En réalité, les 3kw d’une habitation ont été suffisants car je n’ai utilisé que des néons, des petites lampes et des lumières de faible intensité.

Donc tu n’as pas rencontré de contraintes particulières ?
Tout à fait, et je crois même que la consommation du compteur sera très basse. La lumière n’a jamais sauté, et cela en dit long. Ce n’est pas un choix lié à la nouvelle pellicule mais plutôt à ma manière de travailler, particulièrement dans des endroits aussi petits.

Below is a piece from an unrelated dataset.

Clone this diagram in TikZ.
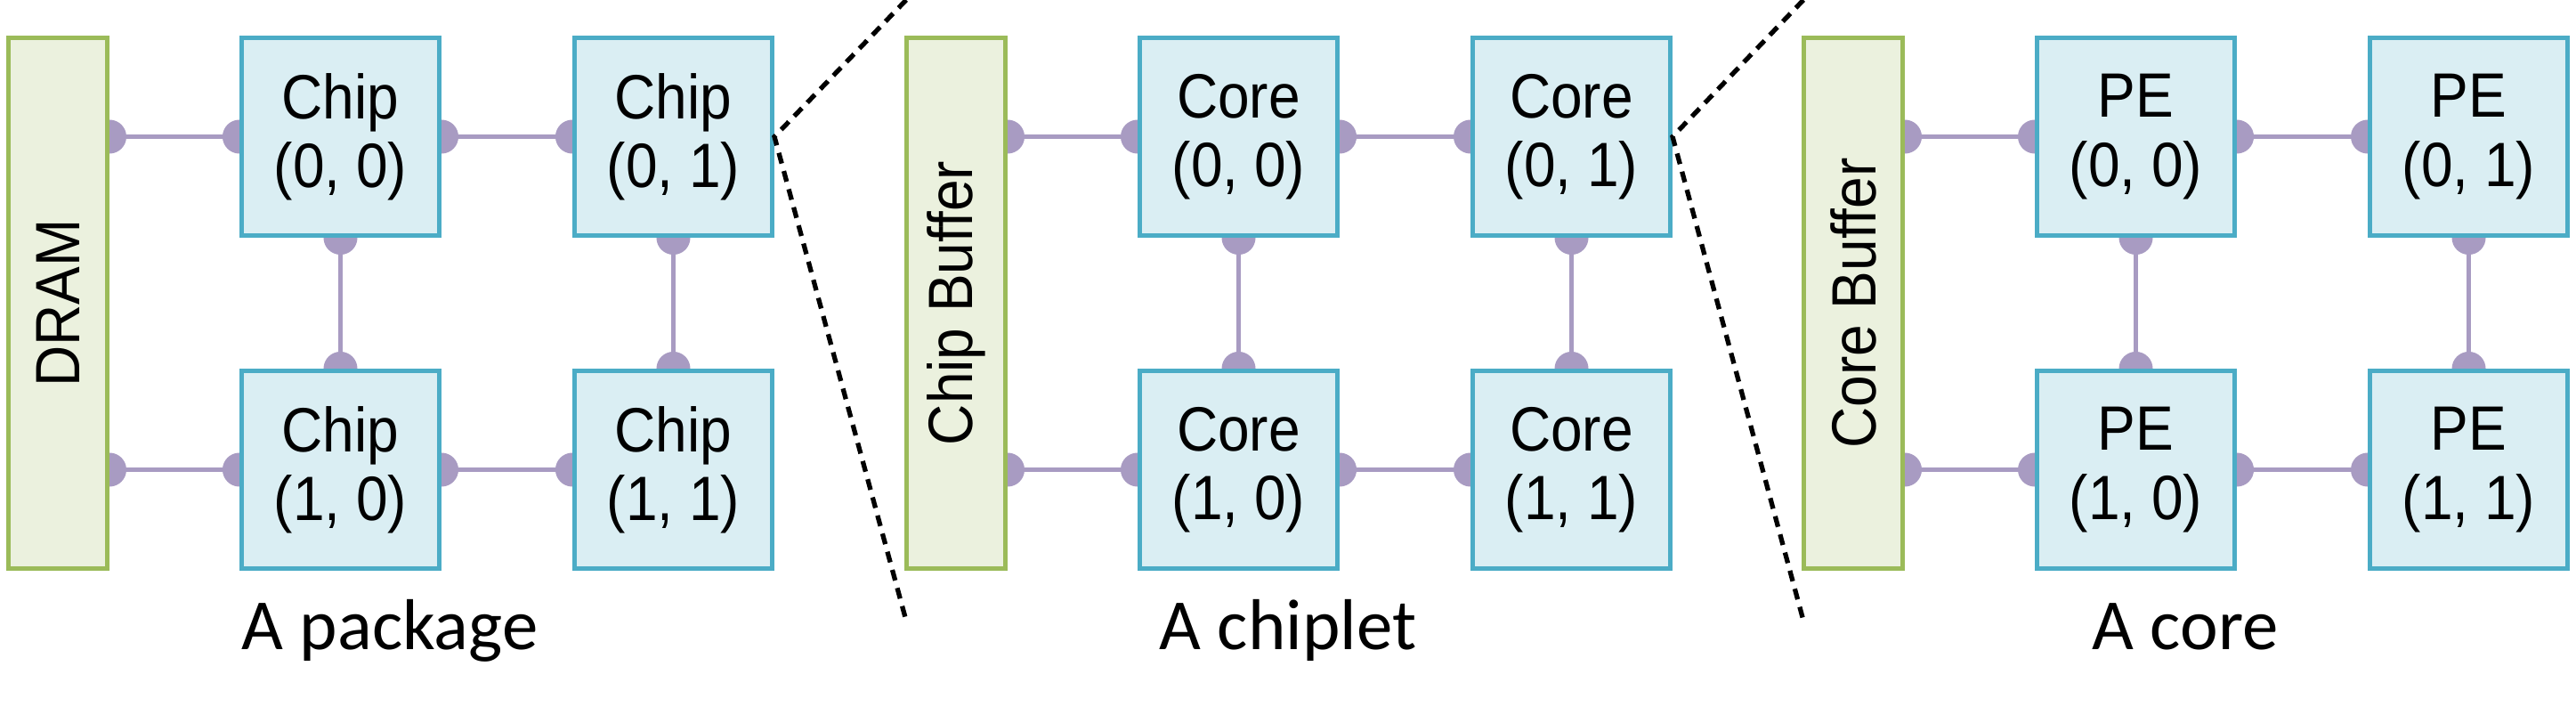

Tout gérer soi-même, des mouvements de caméra à la composition des plans, le tout dans une lumière certes naturelle mais aussi contraignante car limitée en terme de puissance, n’est-ce pas une charge trop fatigante ?
En réalité non, car je dois seulement rester collé aux acteurs et l’entente que j’ai avec mon assistant opérateur, Salvatore Bognani, m’aide beaucoup. Souvent nous ne faisons pas de répétitions, nous ne savons pas ce qu’il arrivera, on peut donc parler d’entente et de compréhension pour ses propres erreurs et celles d’autrui.

Certains de tes propos m’ont immédiatement fait penser à Dogma 95 de Lars Von Trier. Y a t-il une correspondance ?
Non, car je ne suis pas un fanatique. L’éclairage, si faible soit-il, doit tout de même être présent, mais de façon à ce qu’il ne se remarque pas. Je ne crois pas que l’intégrisme soit une voie praticable. Il n’y a pas de raisons pour ne pas mettre d’éclairage. Le choix de la caméra à l’épaule est ensuite très personnel. Dans ce film, je l’ai fait non pas par idéologie, mais pour des raisons pratiques de flexibilité, de légèreté et de rapidité. Cela me semblait la chose la plus juste et logique à faire : placer quelques lumières car je crois que les acteurs doivent être éclairés, pas trop, mais toujours un peu. J’aime à penser que les lumières que j’installe créent un effet de réalité tel qu’on ne soupçonne pas leur présence, c’est une philosophie qui est à la base de ma manière de faire du cinéma.